What we can learn from the Y2K bug

05 February 2017

/102

The Guardian's Chips with Everything podcast recently published an episode about the Y2K bug, which I recommend you listen to if you write software.

The Y2K bug came about due to the small amount of storage space that computers traditionally had which meant that, for optimisation, years were presented as 2 digits (80 for 1980, or 99 for 1999). The problem was when that ticked over to 2000 – the year would be presented as 00, and sorting algorithms would look at that date and say "Ah, that's 1900 which is in the past".

The podcast reveals that the first effects of Y2K were felt years prior to the turn of the century. For example, in 1998, supermarket chain Marks & Spencer were sent a batch of corned beef with the barcode setting the expiry date as 2002. Marks & Spencer's system interpreted this as 02, which translated to 1902 - a date 96 years in the past. Therefore, the system said that this batch of corned beef was out of date, despite not expiring for another four years. The supermarket sent back the corned beef and ordered another batch, which was sent back again. This repeated four times before the bug in the system was found to be the culprit.

I really enjoyed this episode because it revealed that, although the Y2K bug turned out to be a non-event, that wasn't because it was some sort of myth. Software developers put an incredible amount of work in the years leading up to the year 2000 to prevent computer systems from failing. One of these people was Professor Martyn Thomas CBE, who was involved in fixing the bugs in computer programs that would have caused problems when 99 ticked over to 00. He was interviewed in the podcast.

What's particularly interesting is when he talks about how many similar problems are in computer programs today, in particular, around cybersecurity:

I'm much more worried about cybersecurity, I think that is a threat that is not yet being addressed strategically. We have to fix it at the root which is by making the software far less vulnerable to cyber attack. And that certainly can be done, but we don't appear to be setting about any kind of strategy nationally or internationally that would bring that about.
Martyn Thomas on Chips with Everything by The Guardian
Cascade failure: an inside look at the Y2K bug (14:48-15:22)

This was really encouraging to hear, because it's what Snyk, the company I work for, is doing by making developers aware of vulnerabilities in the open source code that they rely on, and giving them an easy way to fix it. I think cybersecurity is going to be an increasinly important topic over the coming years, and that we'll see more vulnerabilities being exploited in the systems we rely on. It's something I've become more aware of, too – the code we use and reuse has so many vulnerabilities, and open source software, by its nature, duplicates those vulnerabilities across all the systems that rely on it. But if we know about them and can fix them quickly, we're making it harder for hackers.

This relates to another thing that Martyn talks about:

But we still build software on the assumption that you can test it to show that it's fit for purpose… software is vastly complex, and a typical programmer makes a mistake in, if they're good, every 30 lines of program. If they're very, very good, they may make a mistake in every 100 lines of program. If they're typical, it's in about 10 lines of code.

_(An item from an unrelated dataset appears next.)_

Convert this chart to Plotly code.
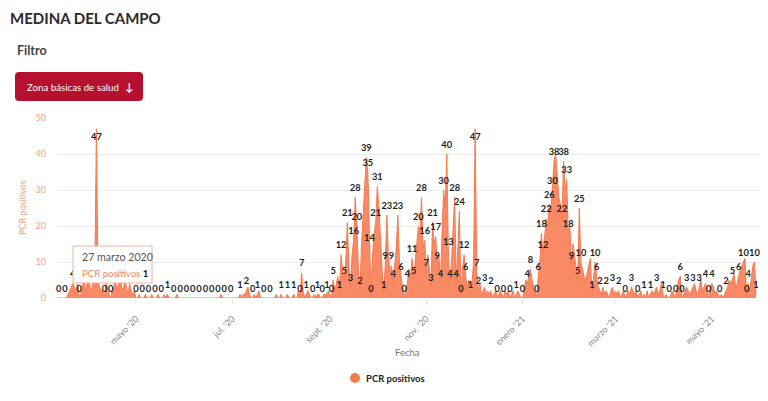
import pandas as pd
import plotly.graph_objects as go

# ---------------- data ----------------
start_date = "2020-03-12"
pcr_positivos = [
    0, 0, 0, 0, 0, 0, 0, 1, 2, 3,
    4, 3, 2, 4, 0, 1, 3, 5, 2, 4,
    6, 3, 2, 5, 8, 47, 5, 3, 2, 2,
    0, 4, 3, 1, 0, 2, 3, 5, 2, 4,
    7, 3, 2, 5, 3, 1, 4, 2, 1, 2,
    0, 0, 1, 0, 0, 0, 1, 0, 0, 0,
    1, 0, 0, 0, 1, 0, 0, 0, 1, 0,
    1, 0, 0, 0, 0, 0, 1, 0, 0, 0,
    0, 0, 0, 0, 0, 0, 0, 0, 0, 0,
    0, 0, 0, 0, 0, 0, 0, 0, 0, 0,
    0, 0, 0, 0, 1, 0, 0, 0, 0, 0,
    0, 0, 0, 0, 0, 0, 1, 0, 1, 1,
    2, 3, 1, 0, 0, 1, 0, 1, 2, 0,
    0, 0, 0, 0, 0, 0, 0, 0, 0, 1,
    0, 0, 1, 0, 0, 0, 1, 0, 0, 0,
    1, 0, 0, 2, 0, 7, 2, 0, 1, 2,
    1, 0, 0, 1, 0, 1, 1, 0, 0, 1,
    1, 1, 2, 1, 0, 5, 2, 4, 6, 1,
    12, 7, 5, 10, 21, 9, 3, 12, 16, 28,
    20, 8, 2, 15, 22, 30, 39, 35, 14, 0,
    12, 18, 21, 31, 25, 15, 8, 1, 9, 23,
    12, 7, 9, 4, 10, 14, 23, 10, 6, 3,
    0, 2, 4, 8, 6, 11, 5, 10, 15, 20,
    18, 28, 14, 16, 7, 12, 8, 3, 21, 15,
    17, 9, 12, 4, 18, 30, 25, 40, 13, 4,
    10, 20, 28, 4, 15, 24, 0, 8, 12, 6,
    3, 5, 1, 4, 10, 47, 7, 2, 4, 1,
    2, 3, 1, 2, 1, 2, 0, 1, 2, 0,
    1, 2, 1, 0, 2, 1, 2, 0, 1, 2,
    0, 1, 2, 1, 0, 0, 2, 5, 4, 6,
    8, 5, 3, 2, 0, 6, 10, 18, 12, 17,
    22, 20, 26, 24, 30, 38, 40, 35, 28, 26,
    22, 38, 30, 33, 18, 20, 9, 15, 12, 8,
    5, 25, 10, 8, 6, 5, 7, 9, 11, 1,
    5, 10, 6, 3, 2, 1, 3, 1, 2, 1,
    0, 2, 3, 1, 2, 1, 2, 0, 1, 2,
    0, 1, 2, 1, 3, 2, 1, 2, 0, 1,
    2, 0, 1, 0, 2, 0, 1, 2, 1, 2,
    3, 1, 2, 4, 1, 0, 1, 0, 0, 1,
    2, 1, 0, 3, 5, 6, 0, 1, 2, 3,
    2, 1, 2, 3, 4, 2, 1, 3, 5, 2,
    3, 4, 2, 0, 3, 4, 3, 1, 2, 1,
    0, 1, 0, 1, 2, 3, 5, 4, 5, 7,
    3, 4, 6, 8, 9, 10, 11, 0, 4, 2,
    6, 9, 10, 1,
]
# days (index into the series) whose value label is visible in the chart
label_idx = [
    1, 5, 10, 14, 25, 30, 34,
    50, 54, 58, 62, 66, 70, 74, 78, 82, 86, 90, 94, 98, 102, 106, 110,
    116, 120, 124, 127, 131, 135, 142, 146, 150, 154, 155, 158, 162, 165, 168, 171, 174,
    175, 179, 180, 182, 184, 186, 188, 189, 190, 192, 196, 197, 198, 199, 202, 203,
    207, 208, 209, 212, 213, 216, 218, 220, 222, 225, 226, 229, 231, 233, 234, 237, 238,
    240, 241, 243, 245, 247, 248, 249, 252, 253, 255, 256, 258, 259, 262, 265, 266, 267,
    271, 275, 279, 283, 287, 291, 295, 298, 300, 304, 305, 307, 308, 310, 312, 314, 315,
    320, 321, 323, 324, 326, 330, 331, 332, 339, 341, 342, 344, 348, 352, 356, 360, 364,
    368, 372, 376, 380, 384, 388, 392, 395, 396, 399, 403, 407, 411, 413, 415, 420, 424,
    428, 432, 435, 437, 438, 442, 443,
]
tick_dates = ["2020-05-01", "2020-07-01", "2020-09-01", "2020-11-01",
              "2021-01-01", "2021-03-01", "2021-05-01"]
tick_text = ["mayo '20", "jul. '20", "sept. '20", "nov. '20",
             "enero '21", "marzo '21", "mayo '21"]
y_ticks = [0, 10, 20, 30, 40, 50]
series_name = "PCR positivos"
tooltip_date = "27 marzo 2020"
tooltip_value = 1

# ---------------- figure ----------------
W, H = 768, 401
L, R, T, B = 57, 8, 118, 103
PW, PH = W - L - R, H - T - B

def px(x):
    return (x - L) / PW

def py(y):
    return (H - B - y) / PH

dates = pd.date_range(start_date, periods=len(pcr_positivos), freq="D")
s = pd.Series(pcr_positivos, index=dates)
lab = s.iloc[label_idx]

ORANGE_FILL = "rgba(248,128,88,0.92)"
ORANGE_LINE = "#f47a50"
SALMON = "#f2a489"
FONT = "Lato"

fig = go.Figure()
fig.add_trace(go.Scatter(
    x=s.index, y=s.values, mode="lines", fill="tozeroy",
    line=dict(color=ORANGE_LINE, width=1), fillcolor=ORANGE_FILL,
    name=series_name, showlegend=False, hoverinfo="skip",
))
fig.add_trace(go.Scatter(
    x=lab.index, y=lab.values, mode="markers+text",
    text=[str(v) for v in lab.values],
    textposition=["bottom center" if v > 45 else "top center" for v in lab.values],
    marker=dict(size=5, opacity=0),
    textfont=dict(family=FONT, size=9.3, color="#1e1e1e", weight="bold"),
    showlegend=False, hoverinfo="skip", cliponaxis=False,
))

x_start = pd.Timestamp(start_date)
x_end = x_start + pd.Timedelta(days=PW / 1.578)

fig.update_layout(
    width=W, height=H,
    margin=dict(l=L, r=R, t=T, b=B),
    paper_bgcolor="white", plot_bgcolor="white",
    font=dict(family=FONT),
    showlegend=False,
    xaxis=dict(
        range=[x_start, x_end],
        tickvals=pd.to_datetime(tick_dates), ticktext=tick_text,
        tickangle=-45, tickfont=dict(family=FONT, size=9, color="#8a8a8a"),
        showgrid=False, zeroline=False, showline=False,
        ticks="outside", ticklen=5, tickcolor="#e6e6e6", ticklabelstandoff=6,
    ),
    yaxis=dict(
        range=[0, 50], tickvals=y_ticks,
        tickfont=dict(family=FONT, size=9, color=SALMON),
        showgrid=True, gridcolor="#ececec", gridwidth=1,
        zeroline=False, showline=False, ticklabelstandoff=10,
    ),
)

ann = []
ann.append(dict(text="MEDINA DEL CAMPO", x=px(8), y=py(18), xanchor="left", yanchor="middle",
                font=dict(family=FONT, size=15, color="#2b2b2b", weight="bold"), showarrow=False))
ann.append(dict(text="Filtro", x=px(15), y=py(50), xanchor="left", yanchor="middle",
                font=dict(family=FONT, size=12.5, color="#444444", weight="bold"), showarrow=False))
ann.append(dict(text="Zona básicas de salud", x=px(25), y=py(87), xanchor="left", yanchor="middle",
                font=dict(family=FONT, size=9.7, color="white"), showarrow=False))
ann.append(dict(text="↓", x=px(129), y=py(87), xanchor="center", yanchor="middle",
                font=dict(family=FONT, size=11, color="white", weight="bold"), showarrow=False))
ann.append(dict(text="PCR positivos", x=px(22), y=py(208), textangle=-90, xanchor="center",
                yanchor="middle", font=dict(family=FONT, size=9, color=SALMON), showarrow=False))
ann.append(dict(text="Fecha", x=px(407), y=py(352), xanchor="center", yanchor="middle",
                font=dict(family=FONT, size=9.5, color="#777777"), showarrow=False))
ann.append(dict(text="<b>" + series_name + "</b>", x=px(364), y=py(378), xanchor="left", yanchor="middle",
                font=dict(family=FONT, size=9.5, color="#222222"), showarrow=False))
# tooltip
ann.append(dict(text=tooltip_date, x=px(80), y=py(257), xanchor="left", yanchor="middle",
                font=dict(family=FONT, size=10.6, color="#555555"), showarrow=False))
ann.append(dict(text=series_name + " <b><span style='color:#222'>" + str(tooltip_value) + "</span></b>",
                x=px(80), y=py(273), xanchor="left", yanchor="middle",
                font=dict(family=FONT, size=9.6, color="#f08a68"), showarrow=False))
for a in ann:
    a["xref"] = "paper"
    a["yref"] = "paper"
fig.update_layout(annotations=ann)

def rounded(x0, y0, x1, y1, r):
    X0, X1 = px(x0), px(x1)
    Y0, Y1 = py(y1), py(y0)  # paper y bottom/top
    rx, ry = r / PW, r / PH
    return (f"M {X0+rx},{Y0} L {X1-rx},{Y0} Q {X1},{Y0} {X1},{Y0+ry} "
            f"L {X1},{Y1-ry} Q {X1},{Y1} {X1-rx},{Y1} L {X0+rx},{Y1} "
            f"Q {X0},{Y1} {X0},{Y1-ry} L {X0},{Y0+ry} Q {X0},{Y0} {X0+rx},{Y0} Z")

shapes = [
    dict(type="path", path=rounded(15, 72, 143, 101, 4), xref="paper", yref="paper",
         fillcolor="#b5102e", line=dict(width=0), layer="above"),
    dict(type="circle", xref="paper", yref="paper",
         x0=px(350), x1=px(360), y0=py(383), y1=py(373),
         fillcolor="#f27b50", line=dict(width=0), layer="above"),
    dict(type="rect", xref="paper", yref="paper",
         x0=px(73), x1=px(152), y0=py(283), y1=py(246),
         fillcolor="white", line=dict(color="#f0b29c", width=1), layer="above"),
]
fig.update_layout(shapes=shapes)

fig.write_html("out.html")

And you don't find all of those by testing… when a modern car has got a hundred million lines of software, you know, even an error in one in a hundred lines is still a million software errors in your car. And a lot of those are vulnerabilities that can be exploited as cybersecurity problems, for example.
Martyn Thomas on Chips with Everything by The Guardian
Cascade failure: an inside look at the Y2K bug (18:20-19:28)

Our tests can only tell us about the scenarios we are testing for. Code is buggy, and the more code we write, the more bugs we introduce. I think things like pair programming and writing good tests can help improve quality vastly, but we also need to make it quick and easy to implement and roll out fixes when we find errors. In particular, we need to take security more seriously when writing software, especially for programs that are relied on so widely.

There are still potential things that could go wrong that could cause very widepsread devestation. The number of services and computer systems that are dependant on GPS, for example, is unbelivebly wide… and yet, you're dealing with a signal that you can buy a jammer for on the internet for $100, and where, if you bought a reasonably powerful jammer for $1000 and stuck it in a balloon and floated it over London, you'd take out GPS over the whole of the South of England. The emergency services use GPS… ships use it for navigation… and the dependance across the whole of society on that easily jammed and, actually increasingly easily spoofed signal is astounding.
Martyn Thomas on Chips with Everything by The Guardian
Cascade failure: an inside look at the Y2K bug (19:42-21:11)

Martyn recommends this situation be improved by introducing strict liability policies so that companies that write bad software can be sued for damages, to encourage them to improve standards and take security more seriously.

Anyone who has watched Mr Robot will be aware of how big an impact one cyberattack can have.